**What you have to do**
Don't include pictures. Quote the lines below from the first through the line that contains "plt.rcParams['font.family'] = ['Liberation".

**Source excerpt**
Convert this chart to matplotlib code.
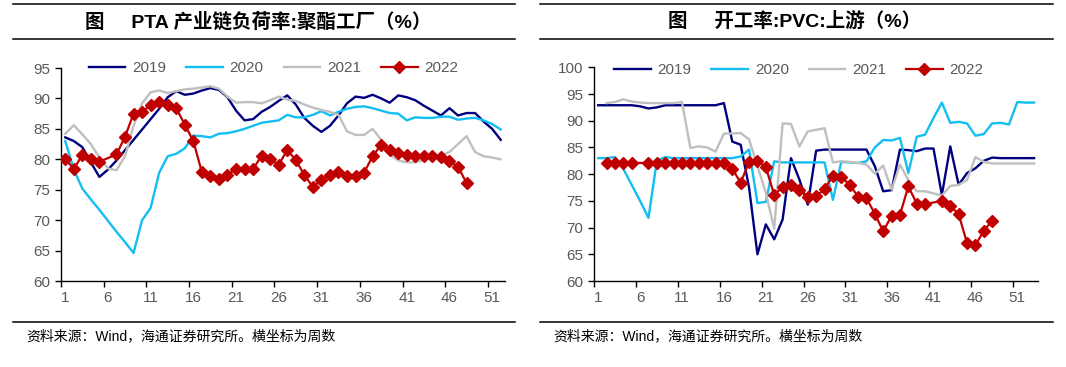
import matplotlib
matplotlib.use('Agg')
import matplotlib.pyplot as plt
from matplotlib.lines import Line2D

plt.rcParams['font.family'] = ['Liberation Sans', 'Noto Sans CJK SC']

# ---- left: PTA chain load, polyester plants (weeks 1..52)
pta_weeks = list(range(1, 53))
pta_2019 = [83.6, 83.0, 82.0, 79.5, 77.1, 78.3, 79.8, 81.5, 83.2, 84.9,
            86.6, 88.3, 90.2, 91.2, 90.6, 90.8, 91.3, 91.7, 91.4, 90.2,
            88.0, 86.4, 86.6, 87.8, 88.6, 89.6, 90.5, 89.0, 86.8, 85.5,
            84.5, 85.5, 87.2, 89.2, 90.3, 90.1, 90.6, 90.0, 89.3, 90.5,
            90.2, 89.7, 88.8, 88.0, 87.2, 88.4, 87.2, 87.6, 87.6, 86.2,
            85.0, 83.2]
pta_2020 = [83.0, 78.3, 75.2, 73.4, 71.7, 69.9, 68.1, 66.4, 64.6, 70.0,
            72.0, 77.8, 80.5, 80.9, 81.8, 83.9, 83.8, 83.6, 84.2, 84.3,
            84.6, 85.0, 85.5, 86.0, 86.2, 86.4, 87.3, 86.9, 86.9, 87.3,
            87.9, 87.2, 87.8, 88.3, 88.6, 88.7, 88.4, 88.0, 87.6, 87.5,
            86.4, 86.9, 86.8, 86.8, 87.0, 87.0, 86.5, 86.7, 86.8, 86.4,
            85.8, 84.9]
pta_2021 = [84.2, 85.6, 84.1, 82.5, 80.3, 78.5, 78.2, 80.5, 85.5, 89.2,
            91.0, 91.3, 90.9, 91.2, 91.5, 91.6, 91.8, 92.0, 91.6, 90.3,
            89.3, 89.4, 89.4, 89.2, 89.7, 90.3, 89.8, 89.6, 89.0, 88.5,
            88.1, 87.8, 87.3, 84.6, 84.0, 84.0, 85.0, 83.2, 80.8, 79.8,
            79.5, 79.5, 79.9, 80.3, 80.6, 81.2, 82.5, 83.8, 81.2, 80.5,
            80.3, 80.0]
pta_2022_weeks = [1, 2, 3, 4, 5] + list(range(7, 49))
pta_2022 = [80.1, 78.4, 80.7, 80.1, 79.6,
            80.8, 83.7, 87.5, 87.8, 88.9, 89.4, 89.0, 88.4, 85.7, 83.0,
            77.9, 77.3, 76.8, 77.5, 78.4, 78.4, 78.4, 80.6, 80.0, 79.1,
            81.5, 79.9, 77.4, 75.5, 76.6, 77.5, 77.9, 77.3, 77.3, 77.8,
            80.5, 82.4, 81.6, 81.0, 80.7, 80.6, 80.6, 80.6, 80.4, 79.7,
            78.8, 76.1]

# ---- right: PVC upstream operating rate (weeks 1..53)
pvc_weeks = list(range(1, 54))
pvc_2019 = [92.9, 92.9, 92.9, 92.9, 92.9, 92.7, 92.3, 92.5, 92.9, 92.9,
            92.9, 92.9, 92.9, 92.9, 92.9, 93.3, 86.1, 85.5, 77.5, 65.0,
            70.6, 67.8, 71.5, 83.0, 79.0, 74.3, 84.4, 84.6, 84.6, 84.6,
            84.6, 84.6, 84.6, 81.5, 76.8, 77.0, 84.6, 84.5, 84.3, 84.8,
            84.8, 76.1, 85.2, 78.0, 80.2, 81.1, 82.5, 83.1, 83.0, 83.0,
            83.0, 83.0, 83.0]
pvc_2020 = [83.0, 83.0, 83.2, 81.0, 78.0, 75.0, 71.8, 82.5, 83.2, 83.0,
            83.0, 83.0, 83.0, 83.0, 83.0, 83.0, 83.0, 83.3, 84.6, 74.6,
            74.8, 82.4, 82.2, 82.2, 82.2, 82.2, 82.2, 82.2, 75.2, 82.3,
            82.2, 82.1, 82.4, 85.0, 86.4, 86.3, 86.8, 80.2, 87.0, 87.4,
            90.5, 93.4, 89.6, 89.8, 89.5, 87.2, 87.5, 89.5, 89.6, 89.3,
            93.5, 93.4, 93.4]
pvc_2021_weeks = list(range(2, 54))
pvc_2021 = [93.3, 93.5, 94.0, 93.6, 93.4, 93.3, 93.3, 93.3, 93.3, 93.5,
            84.9, 85.2, 85.0, 84.2, 87.6, 87.6, 87.7, 86.5, 81.5, 76.5,
            69.8, 89.5, 89.4, 85.2, 88.0, 88.3, 88.6, 82.2, 82.4, 82.3,
            82.1, 81.8, 80.1, 81.6, 77.1, 81.8, 78.9, 76.8, 76.8, 76.4,
            76.0, 77.8, 78.0, 78.9, 83.2, 82.3, 82.0, 82.0, 82.0, 82.0,
            82.0, 82.0]
pvc_2022_weeks = [2, 3, 4, 5] + list(range(7, 41)) + list(range(42, 49))
pvc_2022 = [82.1, 82.1, 82.1, 82.1,
            82.1, 82.1, 82.1, 82.1, 82.1, 82.1, 82.1, 82.1, 82.1, 82.1,
            81.0, 78.4, 82.3, 82.5, 81.3, 76.1, 77.6, 78.0, 77.1, 75.8,
            75.9, 77.2, 79.7, 79.5, 78.0, 75.8, 75.5, 72.6, 69.3, 72.2,
            72.4, 77.7, 74.5, 74.4,
            75.0, 74.1, 72.5, 67.1, 66.7, 69.4, 71.3]

week_ticks = [1, 6, 11, 16, 21, 26, 31, 36, 41, 46, 51]
years = ['2019', '2020', '2021', '2022']
colors = ['#000080', '#12BEF2', '#BFBFBF', '#C00000']
titles = ['图     PTA 产业链负荷率:聚酯工厂（%）', '图     开工率:PVC:上游（%）']
source = '资料来源：Wind，海通证券研究所。横坐标为周数'
label_color = '#595959'


def draw_panel(ax, series, n_weeks, ylim, legend_xy):
	for (x, y), year, c in zip(series, years, colors):
		if year == '2022':
			ax.plot(x, y, color=c, lw=1.6, marker='D', ms=6.5, label=year, zorder=5)
		else:
			ax.plot(x, y, color=c, lw=1.7, label=year, solid_joinstyle='round')

	ax.set_xlim(0.5, n_weeks + 0.5)
	ax.set_ylim(*ylim)
	ax.set_yticks(range(ylim[0], ylim[1] + 1, 5))
	ax.set_xticks(week_ticks)
	ax.set_xticks([w - 0.5 for w in week_ticks], minor=True)
	ax.tick_params(axis='x', which='major', length=0, pad=7, labelsize=11, labelcolor=label_color)
	ax.tick_params(axis='x', which='minor', length=4, width=1)
	ax.tick_params(axis='y', length=4, width=1, pad=3.5, labelsize=11, labelcolor=label_color)
	for side in ['top', 'right']:
		ax.spines[side].set_visible(False)
	for side in ['left', 'bottom']:
		ax.spines[side].set_color('black')
		ax.spines[side].set_linewidth(1)

	leg = ax.legend(loc='center', bbox_to_anchor=legend_xy, ncol=4, frameon=False,
		fontsize=11, handlelength=2.4, handletextpad=0.45, columnspacing=1.3,
		numpoints=1, borderaxespad=0)
	for t in leg.get_texts():
		t.set_color(label_color)


fig = plt.figure(figsize=(10.66, 3.67), dpi=100)
ax1 = fig.add_axes([0.0572, 0.2343, 0.4165, 0.5804])
ax2 = fig.add_axes([0.5572, 0.2343, 0.4168, 0.5823])

draw_panel(ax1, [(pta_weeks, pta_2019), (pta_weeks, pta_2020),
		(pta_weeks, pta_2021), (pta_2022_weeks, pta_2022)],
	52, (60, 95), (0.479, 1.0))
draw_panel(ax2, [(pvc_weeks, pvc_2019), (pvc_weeks, pvc_2020),
		(pvc_2021_weeks, pvc_2021), (pvc_2022_weeks, pvc_2022)],
	53, (60, 100), (0.461, 0.987))

# frame rules, titles and sources of the two panels
for x0, x1, title, tx in [(0.0122, 0.4831, titles[0], 0.242),
		(0.5066, 0.9878, titles[1], 0.745)]:
	for y in [0.988, 0.893, 0.1218]:
		fig.add_artist(Line2D([x0, x1], [y, y], transform=fig.transFigure,
			color='black', lw=1.1))
	fig.text(tx, 0.941, title, ha='center', va='center', fontsize=14, fontweight='bold')
	fig.text(x0 + 0.0122, 0.083, source, ha='left', va='center', fontsize=10)

fig.savefig('out.png', dpi=100)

**Full output**
Convert this chart to matplotlib code.
import matplotlib
matplotlib.use('Agg')
import matplotlib.pyplot as plt
from matplotlib.lines import Line2D

plt.rcParams['font.family'] = ['Liberation Sans', 'Noto Sans CJK SC']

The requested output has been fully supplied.